Spécialisées dans les créations originales, les éditions Nouvelle Hydre ont accueilli en mai une nouvelle oeuvre française en format manga: L'autre Lui, un one-shot riche d'environ 180 pages et proposé dans la qualité éditoriale habituelle de l'éditeur: grand format, papier assez épais, souple et opaque, impression convaincante effectuée en France chez Dupliprint, lettrage soigné, présence de six premières pages en couleurs sur papier glacé... Rien de spécial à redire, en somme.
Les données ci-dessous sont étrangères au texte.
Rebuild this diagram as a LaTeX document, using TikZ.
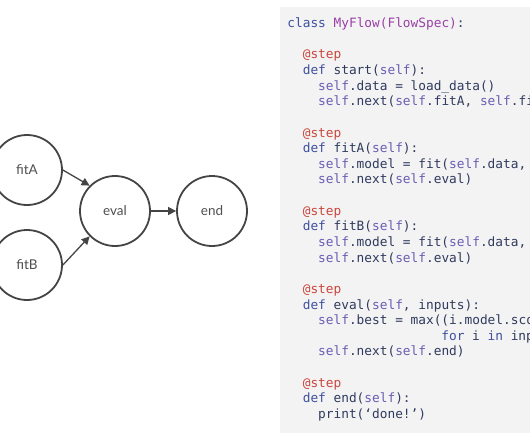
\documentclass[tikz,border=0pt]{standalone}
\usepackage{fontspec}
\setsansfont{Lato}
\newfontfamily\codefont{DejaVu Sans Mono}
\usetikzlibrary{positioning,arrows.meta}

\definecolor{boxgray}{HTML}{F3F3F3}
\definecolor{circgray}{HTML}{444444}
\definecolor{labelgray}{HTML}{4E4E4E}
\definecolor{codetext}{HTML}{2F3A5E}
\definecolor{kwblue}{HTML}{3F4F9E}
\definecolor{selfpurple}{HTML}{6A5DB3}
\definecolor{stepred}{HTML}{C9473D}
\definecolor{clspurple}{HTML}{9A3FA6}

\newcommand{\kw}[1]{\textcolor{kwblue}{#1}}
\newcommand{\slf}{\textcolor{selfpurple}{self}}
\newcommand{\deco}{\textcolor{stepred}{@step}}

\begin{document}
\begin{tikzpicture}[x=1pt, y=-1pt, node distance=95pt, thick,
    main/.style = {draw=circgray, circle, line width=1.8pt, minimum size=70pt, inner sep=0pt,
                   text=labelgray, font=\sffamily\fontsize{13.5}{16}\selectfont},
    code/.style = {anchor=base west, inner sep=0pt, text=codetext,
                   font=\codefont\fontsize{12.8}{15}\selectfont},
    >={Triangle[length=8pt, width=8pt]}]
    \clip (0,0) rectangle (530,442);
    \fill[boxgray] (280,7) rectangle (540,433);

    % the flow
    \node[main] (fitA) at (27,170) {fitA};
    \node[main] (fitB) [below of=fitA] {fitB};
    \node[main] (eval) at (115,211) {eval};
    \node[main] (end) [right of=eval, node distance=97pt] {end};
    \draw[->, draw=circgray, line width=1.3pt] (fitA.east) -- (eval.135);
    \draw[->, draw=circgray, line width=1.3pt] (fitB.east) -- (eval.225);
    \draw[->, draw=circgray, line width=1.3pt] (eval) -- (end);

    % the code
    \node[code] (c0) at (287,27.5) {\kw{class} \textcolor{clspurple}{MyFlow(FlowSpec)}:};
    \node[code] (c2) at (302.4,58.8) {\deco};
    \node[code] (c3) at (302.4,74.4) {\kw{def} start(\slf):};
    \node[code] (c4) at (317.8,90.1) {\slf.data = load\_data()};
    \node[code] (c5) at (317.8,105.7) {\slf.next(\slf.fitA, \slf.fitB)};
    \node[code] (c7) at (302.4,137.0) {\deco};
    \node[code] (c8) at (302.4,152.6) {\kw{def} fitA(\slf):};
    \node[code] (c9) at (317.8,168.3) {\slf.model = fit(\slf.data,};
    \node[code] (c10) at (317.8,183.9) {\slf.next(\slf.eval)};
    \node[code] (c12) at (302.4,215.2) {\deco};
    \node[code] (c13) at (302.4,230.8) {\kw{def} fitB(\slf):};
    \node[code] (c14) at (317.8,246.5) {\slf.model = fit(\slf.data,};
    \node[code] (c15) at (317.8,262.1) {\slf.next(\slf.eval)};
    \node[code] (c17) at (302.4,293.4) {\deco};
    \node[code] (c18) at (302.4,309.0) {\kw{def} eval(\slf, inputs):};
    \node[code] (c19) at (317.8,324.7) {\slf.best = max((i.model.score};
    \node[code] (c20) at (441.0,340.3) {\kw{for} i \kw{in} inputs))};
    \node[code] (c21) at (317.8,355.9) {\slf.next(\slf.end)};
    \node[code] (c23) at (302.4,387.2) {\deco};
    \node[code] (c24) at (302.4,402.9) {\kw{def} end(\slf):};
    \node[code] (c25) at (317.8,418.5) {print(‘done!’)};
\end{tikzpicture}
\end{document}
Il s'agit du tout premier ouvrage de JUNE, une autrice autodidacte qui, plus jeune, admirait le style de Yoko Maki et de Kaori Yuki et était friande de manhwas typiques d'il y a une quinzaine d'années, ce dernier point se ressentant beaucoup à travers ses designs de personnages élancé, fins et un peu longilignes. C’est en participant à des concours de manière récréative qu’est née chez elle l’envie de réellement créer des mangas. Qui plus est, cette première oeuvre est présentée par ses soins un pied de nez à ses anciens collègues de travail pétris de stéréotypes sur la moindre personne qui passe, avec alors ici un désir de montrer qu'il est possible de s'affranchir des agressions physiques ou verbales qui nous touchent, pour un résultat inclusif prônant la tolérance. Pari réussi ? La réponse est clairement oui !

Dans une ville fictive pour laquelle l'autrice a puisé ses inspirations dans différents recoins d'Europe (France, Angleterre, Irlande, Suède, Europe de l'Est... Il y a de quoi s'amuser à essayer de repérer toutes les influences), on commence par découvrir Andy O'Connor, un comptable qui, à l'âge de 33 ans, reste mal dans sa peau et peu sûr de lui, la faute aux brimades qu'il a longtemps subies dans sa jeunesse à cause de sa rousseur. Plutôt introverti et se mésestimant physiquement, il recherche alors une forme de bien-être dans le travestissement: sous l'identité d'Erin, le maquillage et les vêtements féminins l'aident à se sentir un peu plus joli et à s'accepter... mais malheureusement, l'acceptation, c'est précisément ce qui manque la plupart du temps aux personnes prenant connaissance de son hobby. Il a beau ne rien faire de mal, Andy reste moqué par des personnes ne cherchant pas du tout à le comprendre un minimum, à l'image d'un petit groupe de sales types demandant à le rencontrer via une appli uniquement pour le dénigrer. Et c'est précisément quand ces gens-là s'apprêtent à s'en prendre à lui qu'il est secouru par une personne qu'il n'aurait jamais crue capable de ça: Marija Svensson, une collègue de travail de 30 ans qui ne le reconnaît pas sous son accoutrement féminin. Habituellement discrète, sérieuse et un peu solitaire au travail, Marija passe alors plusieurs heures avec Andy/Erin, et les deux personnes se sentent vraiment bien ensemble. Pour la première fois, Andy se sent précieux pour quelqu'un autre que ses parents. Quant à Marija, bisexuelle n'ayant jamais eu de chance avec les hommes, elle se sent rapidement très attirée par sa nouvelle amie, au point de vite lui proposer d'essayer de sortir en semble. Mais que se passerait-il si Marija découvrait qu'Erin est non seulement un homme, mais qu'en plus il s'agit de son collègue en train de lui mentir sur son identité ?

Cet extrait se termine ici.